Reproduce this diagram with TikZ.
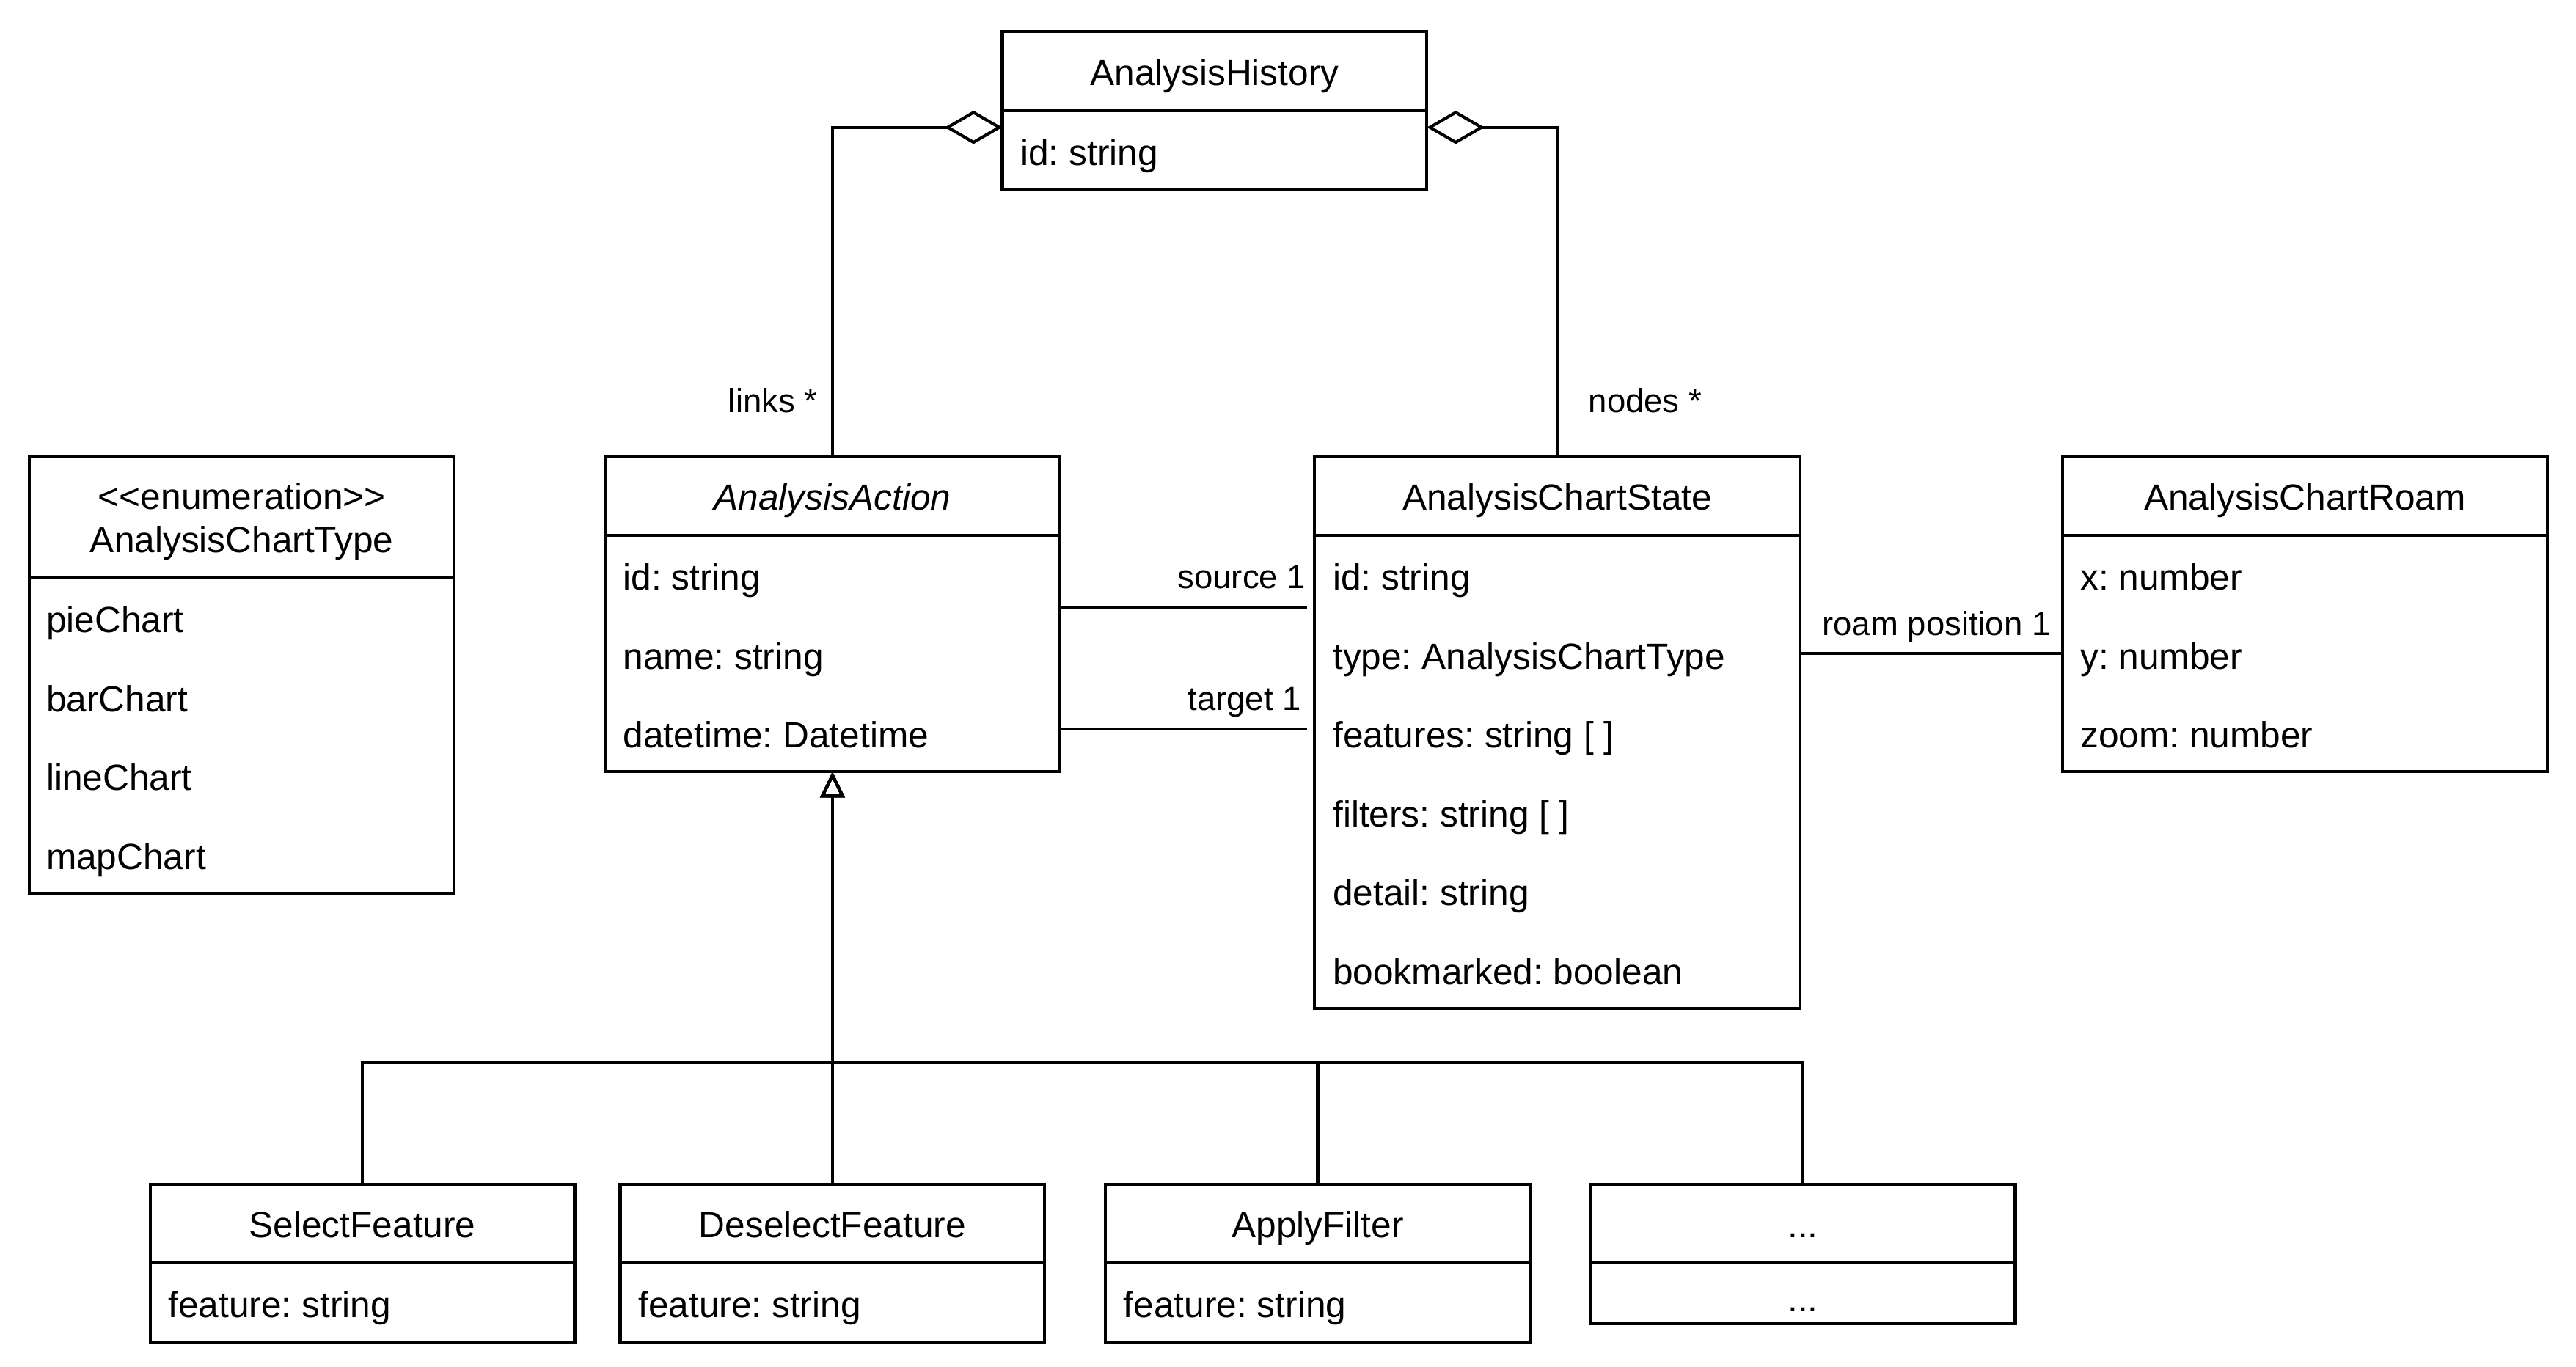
\documentclass[tikz,border=0pt]{standalone}
\usepackage{fontspec}
\setmainfont{Liberation Sans}
\usepackage{tikz}
\usetikzlibrary{arrows.meta,positioning,calc}
\frenchspacing

\begin{document}
\begin{tikzpicture}[x=1pt,y=-1pt,line width=1pt,font=\fontsize{12}{14.3}\selectfont,
  head/.style={draw,outer sep=0pt,inner sep=0pt,minimum height=26pt,text height=11.6pt,text depth=2.4pt},
  body/.style={draw,outer sep=0pt,inner sep=0pt},
  attr/.style={anchor=west,inner sep=0pt,text height=10.6pt,text depth=2.4pt},
  role/.style={inner sep=0pt,font=\fontsize{11}{13}\selectfont,text height=7.9pt,text depth=2.2pt},
  agg/.style={-{Diamond[open,length=19pt,width=11pt]}},
  gen/.style={-{Triangle[open,length=8.5pt,width=8pt]}}]
  \useasboundingbox (0,0) rectangle (849.4,450.7);
  % classes
  \node[head,minimum width=140pt] (ah-head) at (400.5,23.5) {AnalysisHistory};
  \node[body,minimum width=140pt,minimum height=26pt,below=0pt of ah-head] (ah-body) {};
  \node[attr] (ah-id) at (336,50.5) {id: string};

  \node[body,minimum width=140pt,minimum height=40pt] (enum-head) at (79.75,170.5) {};
  \node[inner sep=0pt,align=center] (enum-name) at (79.75,172) {\mbox{<}\mbox{<}enumeration\mbox{>}\mbox{>}\\AnalysisChartType};
  \node[body,minimum width=140pt,minimum height=104pt,below=0pt of enum-head] (enum-body) {};
  \node[attr] (enum-pie) at (14.75,204.5) {pieChart};
  \node[attr] (enum-bar) at (14.75,230.5) {barChart};
  \node[attr] (enum-line) at (14.75,256.5) {lineChart};
  \node[attr] (enum-map) at (14.75,282.5) {mapChart};

  \node[head,minimum width=150pt] (aa-head) at (274.5,163.5) {\textit{AnalysisAction}};
  \node[body,minimum width=150pt,minimum height=78pt,below=0pt of aa-head] (aa-body) {};
  \node[attr] (aa-id) at (205,190.5) {id: string};
  \node[attr] (aa-name) at (205,216.5) {name: string};
  \node[attr] (aa-time) at (205,242.5) {datetime: Datetime};

  \node[head,minimum width=160pt] (acs-head) at (513.5,163.5) {AnalysisChartState};
  \node[body,minimum width=160pt,minimum height=156pt,below=0pt of acs-head] (acs-body) {};
  \node[attr] (acs-id) at (439,190.5) {id: string};
  \node[attr] (acs-type) at (439,216.5) {type: AnalysisChartType};
  \node[attr] (acs-feat) at (439,242.5) {features: string [ ]};
  \node[attr] (acs-filt) at (439,268.5) {filters: string [ ]};
  \node[attr] (acs-detail) at (439,294.5) {detail: string};
  \node[attr] (acs-mark) at (439,320.5) {bookmarked: boolean};

  \node[head,minimum width=160pt] (acr-head) at (760,163.5) {AnalysisChartRoam};
  \node[body,minimum width=160pt,minimum height=78pt,below=0pt of acr-head] (acr-body) {};
  \node[attr] (acr-x) at (685.5,190.5) {x: number};
  \node[attr] (acr-y) at (685.5,216.5) {y: number};
  \node[attr] (acr-zoom) at (685.5,242.5) {zoom: number};

  % subclasses
  \node[head,minimum width=140pt] (sf-head) at (119.5,403.5) {SelectFeature};
  \node[body,minimum width=140pt,minimum height=26pt,below=0pt of sf-head] (sf-body) {};
  \node[attr] (sf-feat) at (55,430.5) {feature: string};
  \node[head,minimum width=140pt] (df-head) at (274.5,403.5) {DeselectFeature};
  \node[body,minimum width=140pt,minimum height=26pt,below=0pt of df-head] (df-body) {};
  \node[attr] (df-feat) at (210,430.5) {feature: string};
  \node[head,minimum width=140pt] (af-head) at (434.5,403.5) {ApplyFilter};
  \node[body,minimum width=140pt,minimum height=26pt,below=0pt of af-head] (af-body) {};
  \node[attr] (af-feat) at (370,430.5) {feature: string};
  \node[head,minimum width=140pt] (etc-head) at (594.5,403.5) {...};
  \node[body,minimum width=140pt,minimum height=20pt,below=0pt of etc-head] (etc-body) {};
  \node[attr,anchor=center] (etc-dots) at (594.5,428.5) {...};

  % aggregations
  \coordinate (ah-l) at (330.5,42);
  \coordinate (ah-r) at (470.5,42);
  \draw[agg] (aa-head.north) |- (ah-l);
  \draw[agg] (acs-head.north) |- (ah-r);
  \node[role,anchor=east] (links) at (270,133.2) {links *};
  \node[role,anchor=west] (nodes) at (523.3,133.2) {nodes *};

  % associations
  \coordinate (src) at (0,200.5);
  \coordinate (tgt) at (0,240.5);
  \coordinate (roam) at (0,215.5);
  \draw[shorten >=2.4pt] (aa-body.east |- src) -- (acs-body.west |- src);
  \draw[shorten >=2.4pt] (aa-body.east |- tgt) -- (acs-body.west |- tgt);
  \draw (acs-body.east |- roam) -- (acr-body.west |- roam);
  \node[role,anchor=east] (source) at (431,191.2) {source 1};
  \node[role,anchor=east] (target) at (429.5,231.5) {target 1};
  \node[role,anchor=east] (roampos) at (676.6,206.6) {roam position 1};

  % generalization
  \coordinate (bus) at (274.5,350.5);
  \draw[gen] (sf-head.north) |- (bus) -- (aa-body.south);
  \draw[gen] (df-head.north) -- (aa-body.south);
  \draw[gen] (af-head.north) |- (bus) -- (aa-body.south);
  \draw[gen] (etc-head.north) |- (bus) -- (aa-body.south);
\end{tikzpicture}
\end{document}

• Written request: Pictures stay out. Repeat only the lines from the beginning of the data through the line that has "(ah-id) at (336,50.5)".

• Solution for this exercise:
Reproduce this diagram with TikZ.
\documentclass[tikz,border=0pt]{standalone}
\usepackage{fontspec}
\setmainfont{Liberation Sans}
\usepackage{tikz}
\usetikzlibrary{arrows.meta,positioning,calc}
\frenchspacing

\begin{document}
\begin{tikzpicture}[x=1pt,y=-1pt,line width=1pt,font=\fontsize{12}{14.3}\selectfont,
  head/.style={draw,outer sep=0pt,inner sep=0pt,minimum height=26pt,text height=11.6pt,text depth=2.4pt},
  body/.style={draw,outer sep=0pt,inner sep=0pt},
  attr/.style={anchor=west,inner sep=0pt,text height=10.6pt,text depth=2.4pt},
  role/.style={inner sep=0pt,font=\fontsize{11}{13}\selectfont,text height=7.9pt,text depth=2.2pt},
  agg/.style={-{Diamond[open,length=19pt,width=11pt]}},
  gen/.style={-{Triangle[open,length=8.5pt,width=8pt]}}]
  \useasboundingbox (0,0) rectangle (849.4,450.7);
  % classes
  \node[head,minimum width=140pt] (ah-head) at (400.5,23.5) {AnalysisHistory};
  \node[body,minimum width=140pt,minimum height=26pt,below=0pt of ah-head] (ah-body) {};
  \node[attr] (ah-id) at (336,50.5) {id: string};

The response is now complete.